_DIRECTIVE_
Work through the data and report how many lines include the string "this", giving the number alone.

_EXTRACTED DATA_
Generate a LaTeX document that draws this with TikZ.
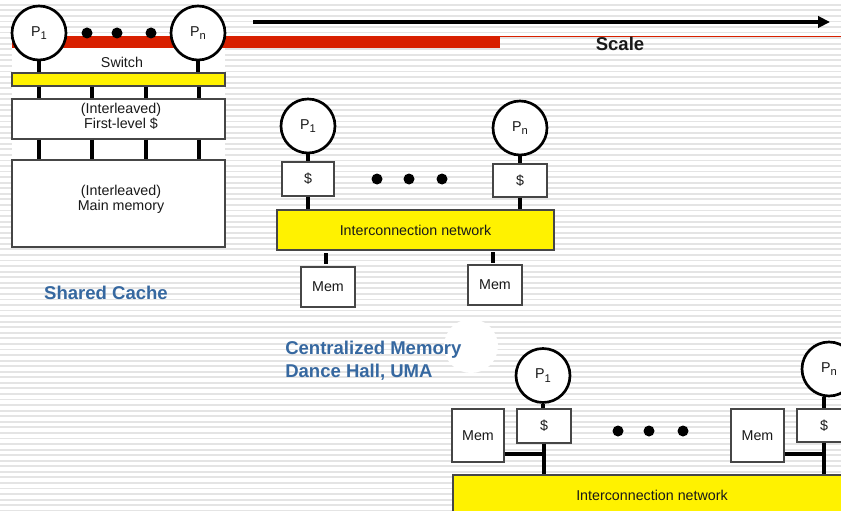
\documentclass[tikz,border=0pt]{standalone}
\usepackage{fontspec}
\setmainfont{Liberation Sans}
\usetikzlibrary{arrows.meta,calc}
\definecolor{stripec}{RGB}{228,228,228}
\definecolor{redbar}{RGB}{216,32,0}
\definecolor{labelblue}{RGB}{54,104,160}
\definecolor{boxline}{RGB}{70,70,70}
\definecolor{txt}{RGB}{25,25,25}
\def\PX{0.75pt}
\newcommand{\Psub}[1]{P\raisebox{-0.5ex}{\fontsize{8.4}{8}\selectfont #1}}
\begin{document}
\begin{tikzpicture}[x=0.75pt,y=-0.75pt,
  regular/.style={font=\fontsize{10.7}{12.8}\selectfont,text=txt},
  boldlab/.style={font=\fontsize{13.9}{17.25}\selectfont\bfseries},
  proc/.style={circle,draw=black,line width=2pt,fill=white,minimum size=54*\PX,inner sep=0pt,regular},
  box/.style={rectangle,draw=boxline,line width=0.8pt,fill=white,inner sep=0pt,regular},
  bus/.style={box,fill=yellow},
  wire/.style={line width=2.4pt,black},
  dotn/.style={circle,fill=black,minimum size=11*\PX,inner sep=0pt},
  stripe/.style={line width=1.4pt,stripec}
]
\useasboundingbox (0,0) rectangle (841,510);
\clip (0,0) rectangle (841,510);
\fill[white] (0,0) rectangle (841,510);
\foreach \i in {0,...,93} {\draw[stripe] (0,{-0.8+5.56*\i}) -- (841,{-0.8+5.56*\i});}
% white areas
\fill[white] (12,48) rectangle (225,247);
\fill[white] (471,346) circle (27);
% scale bar
\fill[redbar] (12,36) rectangle (500,48);
\draw[redbar,line width=0.9pt] (500,36.6) -- (841,36.6);
\coordinate (arS) at (253,22);
\coordinate (arE) at (830,22);
\draw[line width=2.4pt,-{Triangle[length=9pt,width=8.5pt]}] (arS) -- (arE);
\node[boldlab,text=txt] (scale) at (620,44) {Scale};

% ---------- Shared cache ----------
\node[proc] (p1a) at (39,33) {\Psub{1}};
\node[proc] (pna) at (198,33) {\Psub{n}};
\node[dotn] (da1) at (87,33) {};
\node[dotn] (da2) at (117,33) {};
\node[dotn] (da3) at (151,33) {};
\node[regular] (swl) at (122,62) {Switch};
\node[bus,minimum width=213*\PX,minimum height=13*\PX] (switch) at (118.5,79.5) {};
\node[box,minimum width=213*\PX,minimum height=40*\PX] (cache1) at (118.5,119) {};
\node[regular,align=center,font=\fontsize{10.7}{9}\selectfont] (t1) at (121,116.5) {(Interleaved)\\First-level \$};
\node[box,minimum width=213*\PX,minimum height=87*\PX] (mainmem) at (118.5,203.5) {};
\node[regular,align=center,font=\fontsize{10.7}{11.4}\selectfont] (t2) at (121,199.5) {(Interleaved)\\Main memory};
\draw[wire] (p1a.south) -- (p1a.south |- switch.north);
\draw[wire] (pna.south) -- (pna.south |- switch.north);
\foreach \x [count=\i] in {39,92,146,199} {
  \coordinate (sc\i) at (\x,0);
  \draw[wire] (sc\i |- switch.south) -- (sc\i |- cache1.north);
  \draw[wire] (sc\i |- cache1.south) -- (sc\i |- mainmem.north);
}
\node[boldlab,text=labelblue] (lshared) at (106,293) {Shared Cache};

% ---------- Centralized memory ----------
\node[proc] (p1b) at (308,126) {\Psub{1}};
\node[proc] (pnb) at (520,128) {\Psub{n}};
\node[box,minimum width=52*\PX,minimum height=34*\PX] (cb1) at (308,179) {\$};
\node[box,minimum width=54*\PX,minimum height=33*\PX] (cbn) at (520,180.5) {\$};
\node[bus,minimum width=277*\PX,minimum height=40*\PX] (net1) at (415.5,230) {Interconnection network};
\node[box,minimum width=54*\PX,minimum height=40*\PX] (mb1) at (328,287) {Mem};
\node[box,minimum width=54*\PX,minimum height=40*\PX] (mbn) at (495,285) {Mem};
\node[dotn] (db1) at (377,179) {};
\node[dotn] (db2) at (409,179) {};
\node[dotn] (db3) at (442,179) {};
\draw[wire] (p1b.south) -- (cb1.north);
\draw[wire] (pnb.south) -- (cbn.north);
\draw[wire] (cb1.south) -- (cb1.south |- net1.north);
\draw[wire] (cbn.south) -- (cbn.south |- net1.north);
\coordinate (s1a) at (326,253); \coordinate (s1b) at (326,264);
\coordinate (s2a) at (493,252); \coordinate (s2b) at (493,263);
\draw[wire] (s1a) -- (s1b);
\draw[wire] (s2a) -- (s2b);
\node[boldlab,text=labelblue,align=left,anchor=west,inner sep=0pt] (lcent) at (285,360.5) {Centralized Memory\\Dance Hall, UMA};

% ---------- Distributed memory ----------
\node[proc] (p1c) at (543,375.5) {\Psub{1}};
\node[proc] (pnc) at (829,369) {\Psub{n}};
\node[box,minimum width=54*\PX,minimum height=34*\PX] (cc1) at (544,426) {\$};
\node[box,minimum width=52*\PX,minimum height=53*\PX] (mc1) at (478,435.5) {Mem};
\node[box,minimum width=54*\PX,minimum height=33*\PX] (ccn) at (824,425.5) {\$};
\node[box,minimum width=53*\PX,minimum height=53*\PX] (mcn) at (757.5,435.5) {Mem};
\node[bus,minimum width=398*\PX,minimum height=40*\PX] (net2) at (652,495) {Interconnection network};
\node[dotn] (dc1) at (618,431) {};
\node[dotn] (dc2) at (649,431) {};
\node[dotn] (dc3) at (683,431) {};
\draw[wire] (p1c.south) -- (p1c.south |- cc1.north);
\draw[wire] (cc1.south) -- (cc1.south |- net2.north);
\draw[wire] (pnc.south -| ccn.north) -- (ccn.north);
\draw[wire] (ccn.south) -- (ccn.south |- net2.north);
\coordinate (j1) at (544,454);
\coordinate (j2) at (824,454);
\draw[wire] (mc1.east |- j1) -- (j1);
\draw[wire] (mcn.east |- j2) -- (j2);
\end{tikzpicture}
\end{document}
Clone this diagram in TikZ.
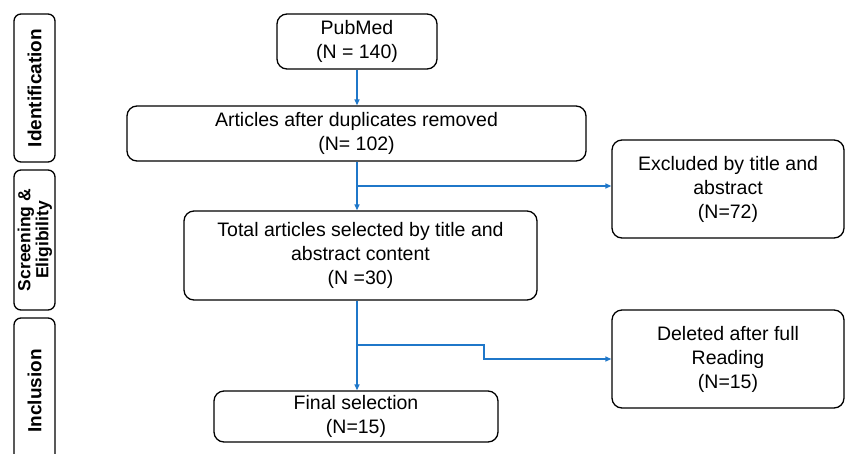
\documentclass[tikz,border=0pt]{standalone}
\usepackage{fontspec}
\setmainfont{Liberation Sans}
\usetikzlibrary{arrows.meta}
\definecolor{arrblue}{HTML}{1F77C9}
\tikzset{
  box/.style={draw=black, line width=1.3pt, rounded corners=10pt, align=center,
    inner sep=0pt, font=\fontsize{19.5}{24}\selectfont},
  side/.style={draw=black, line width=1.3pt, rounded corners=7pt, inner sep=0pt, minimum width=41pt},
  sidelabel/.style={rotate=90, font=\bfseries\fontsize{19}{19}\selectfont, align=center},
  arr/.style={draw=arrblue, line width=1.3pt, -{Triangle[length=6pt,width=5pt]}},
}
\begin{document}
\begin{tikzpicture}[x=1pt,y=-1pt]
\useasboundingbox (0,0) rectangle (845,453);
% side boxes
\node[side, minimum height=148pt] (id) at (34.5,88) {};
\node[sidelabel] (idl) at (id.center) {Identification};
\node[side, minimum height=140pt] (scr) at (34.5,240) {};
\node[sidelabel, font=\bfseries\fontsize{17.5}{18}\selectfont] (scrl) at (35,240) {Screening \&\\Eligibility};
\node[side, minimum height=152pt] (inc) at (34.5,394) {};
\node[sidelabel] (incl) at (34.5,391) {Inclusion};
% main boxes
\node[box, minimum width=160pt, minimum height=55pt] (pub) at (357,41.5) {PubMed\\(N = 140)};
\node[box, minimum width=459pt, minimum height=55pt] (art) at (356.5,133.5) {Articles after duplicates removed\\(N= 102)};
\node[box, minimum width=353pt, minimum height=89pt] (tot) at (360.5,255.5) {Total articles selected by title and\\abstract content\\(N =30)};
\node[box, minimum width=284pt, minimum height=51pt] (fin) at (356,416.5) {Final selection\\(N=15)};
\node[box, minimum width=232pt, minimum height=98pt] (exc) at (728,189) {Excluded by title and\\abstract\\(N=72)};
\node[box, minimum width=232pt, minimum height=98pt] (del) at (728,359) {Deleted after full\\Reading\\(N=15)};
% connectors
\coordinate (c0) at (357,0);
\draw[arr] (pub.south) -- (pub.south |- art.north);
\draw[arr] (c0 |- art.south) -- (c0 |- tot.north);
\coordinate (b1) at (357,186);
\draw[arr] (b1) -- (b1 -| exc.west);
\draw[arr] (c0 |- tot.south) -- (c0 |- fin.north);
\coordinate (b2) at (357,345);
\draw[arr] (b2) -- ++(127,0) |- (del.west);
\end{tikzpicture}
\end{document}
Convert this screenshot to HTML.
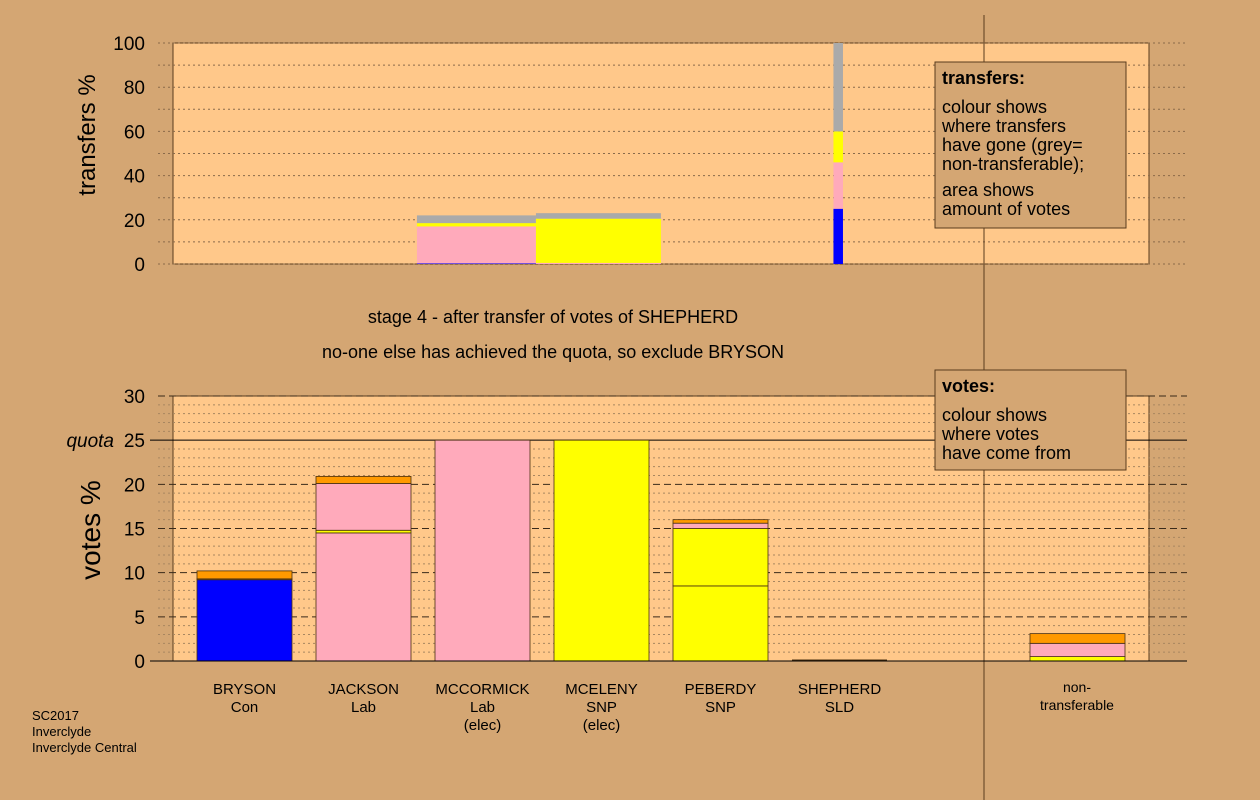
<!DOCTYPE html>
<html><head><meta charset="utf-8"><style>
body{margin:0;background:#d4a673;}
svg{display:block;font-family:"Liberation Sans",sans-serif;}
</style></head><body>
<svg id="chart" width="1260" height="800" viewBox="0 0 1260 800">
<rect x="0" y="0" width="1260" height="800" fill="#d4a673"/>
<rect x="173" y="43" width="976" height="221" fill="#ffc88a" stroke="#5a3c1e"/>
<rect x="173" y="396" width="976" height="265" fill="#ffc88a" stroke="#5a3c1e"/>
<g id="grid"></g>
<g id="bars"></g>
<line x1="984" y1="15" x2="984" y2="800" stroke="#5a3c1e"/>
<g id="axes"></g>
<text x="115" y="155" font-size="24" text-anchor="middle" transform="rotate(-90 95 155)">transfers %</text>
<text x="100" y="530" font-size="28" text-anchor="middle" transform="rotate(-90 100 530)">votes %</text>
<text x="553" y="323" font-size="18" text-anchor="middle">stage 4 - after transfer of votes of SHEPHERD</text>
<text x="553" y="358" font-size="18" text-anchor="middle">no-one else has achieved the quota, so exclude BRYSON</text>
<g>
<rect x="935" y="62" width="191" height="166" fill="#d4a673" stroke="#5a3c1e"/>
<text x="942" y="84" font-size="18" font-weight="bold">transfers:</text>
<text font-size="18"><tspan x="942" y="113">colour shows</tspan><tspan x="942" y="132">where transfers</tspan><tspan x="942" y="151">have gone (grey=</tspan><tspan x="942" y="170">non-transferable);</tspan><tspan x="942" y="196">area shows</tspan><tspan x="942" y="215">amount of votes</tspan></text>
</g>
<g>
<rect x="935" y="370" width="191" height="100" fill="#d4a673" stroke="#5a3c1e"/>
<text x="942" y="392" font-size="18" font-weight="bold">votes:</text>
<text font-size="18"><tspan x="942" y="421">colour shows</tspan><tspan x="942" y="440">where votes</tspan><tspan x="942" y="459">have come from</tspan></text>
</g>
<text font-size="13"><tspan x="32" y="720">SC2017</tspan><tspan x="32" y="736">Inverclyde</tspan><tspan x="32" y="752">Inverclyde Central</tspan></text>
</svg>
<script>
const candidates=["BRYSON\nCon","JACKSON\nLab","MCCORMICK\nLab\n(elec)","MCELENY\nSNP\n(elec)","PEBERDY\nSNP","SHEPHERD\nSLD"];
const colours={blue:"#0000ff",pink:"#ffaabb",yellow:"#ffff00",orange:"#ff9900",grey:"#aaaaaa"};
// votes: stacked segments [colour,value]
const votesBryson=[["blue",9.2],["pink",0.1],["orange",0.9]];
const votesJackson=[["pink",14.5],["yellow",0.3],["pink",5.3],["orange",0.8]];
const votesMccormick=[["pink",25]];
const votesMceleny=[["yellow",25]];
const votesPeberdy=[["yellow",8.5],["yellow",6.5],["pink",0.6],["orange",0.4]];
const votesShepherd=[["yellow",0]];
const votesNonTransferable=[["yellow",0.5],["pink",1.5],["orange",1.1]];
const quota=25;
const votesTicks=[0,5,10,15,20,25,30];
const transferTicks=[0,20,40,60,80,100];
// transfers: [x-left, x-right in slot units (candidate index space), segments]
const transferBar1=[["blue",0.3],["pink",16.7],["yellow",1.5],["grey",3.5]];
const transferBar2=[["pink",0.5],["yellow",20.0],["grey",2.5]];
const transferBar3=[["blue",25],["pink",21],["yellow",14],["grey",40]];
const transferWidths=[1.0,1.05,0.08];
const transferStarts=[2.05,3.05,5.55];

const NS="http://www.w3.org/2000/svg";
function el(t,a,p){const e=document.createElementNS(NS,t);for(const k in a)e.setAttribute(k,a[k]);p.appendChild(e);return e;}
const yV=v=>661-v*(265/30);
const yT=v=>264-v*(221/100);
const slotX=i=>173+24+i*119; // left of bar i
const grid=document.getElementById('grid'),bars=document.getElementById('bars'),axes=document.getElementById('axes');
// top grid
for(let v=0;v<=100;v+=10){const g=el('line',{x1:158,x2:1187,y1:yT(v),y2:yT(v),stroke:'#8a6a4a','stroke-dasharray':'2,3'},grid);
}
// bottom grid
for(let v=0;v<=30;v++){if(v===quota)continue;const maj=v%5===0;
const g=el('line',{x1:158,x2:1187,y1:yV(v),y2:yV(v),stroke:maj?'#3a2a1a':'#a88660','stroke-dasharray':maj?'7,4':'2,3'},grid);
}
const q=el('line',{x1:150,x2:1187,y1:yV(quota),y2:yV(quota),stroke:'#000'},grid);

// tick labels
transferTicks.forEach(v=>{const t=el('text',{x:145,y:yT(v)+7,'font-size':19,'text-anchor':'end'},axes);t.textContent=v;
});
votesTicks.forEach(v=>{const t=el('text',{x:145,y:yV(v)+7,'font-size':19,'text-anchor':'end'},axes);t.textContent=v;
});
const ql=el('text',{x:114,y:yV(quota)+7,'font-size':19,'text-anchor':'end','font-style':'italic'},axes);ql.textContent='quota';

const ax=el('line',{x1:150,x2:1187,y1:661,y2:661,stroke:'#000'},axes);

// vote bars
function stack(segs,x,w,name){let c=0;segs.forEach(([col,v])=>{if(v<=0)return;
const r=el('rect',{x:x,y:yV(c+v),width:w,height:yV(c)-yV(c+v),fill:colours[col],stroke:'#4a3010','stroke-width':0.8},bars);
c+=v;});}
const allVotes=[votesBryson,votesJackson,votesMccormick,votesMceleny,votesPeberdy,votesShepherd];
allVotes.forEach((s,i)=>stack(s,slotX(i),95,'vote-bar-'+candidates[i].split('\n')[0].toLowerCase()));
const sh=el('line',{x1:slotX(5),x2:slotX(5)+95,y1:660,y2:660,stroke:'#4a3010'},bars);

stack(votesNonTransferable,1030,95,'vote-bar-non-transferable');
// candidate labels
candidates.forEach((c,i)=>{const lines=c.split('\n');lines.forEach((l,j)=>{
const t=el('text',{x:slotX(i)+47.5,y:694+j*18,'font-size':15,'text-anchor':'middle'},axes);t.textContent=l;
});});
["non-","transferable"].forEach((l,j)=>{const t=el('text',{x:1077,y:692+j*18,'font-size':14,'text-anchor':'middle'},axes);t.textContent=l;
});
// transfer bars
[transferBar1,transferBar2,transferBar3].forEach((segs,k)=>{const x0=173+transferStarts[k]*119,w=transferWidths[k]*119;let c=0;
segs.forEach(([col,v])=>{const r=el('rect',{x:x0,y:yT(c+v),width:w,height:yT(c)-yT(c+v),fill:colours[col]},bars);
c+=v;});});
</script>
</body></html>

_EXPECTED OUTPUT_
3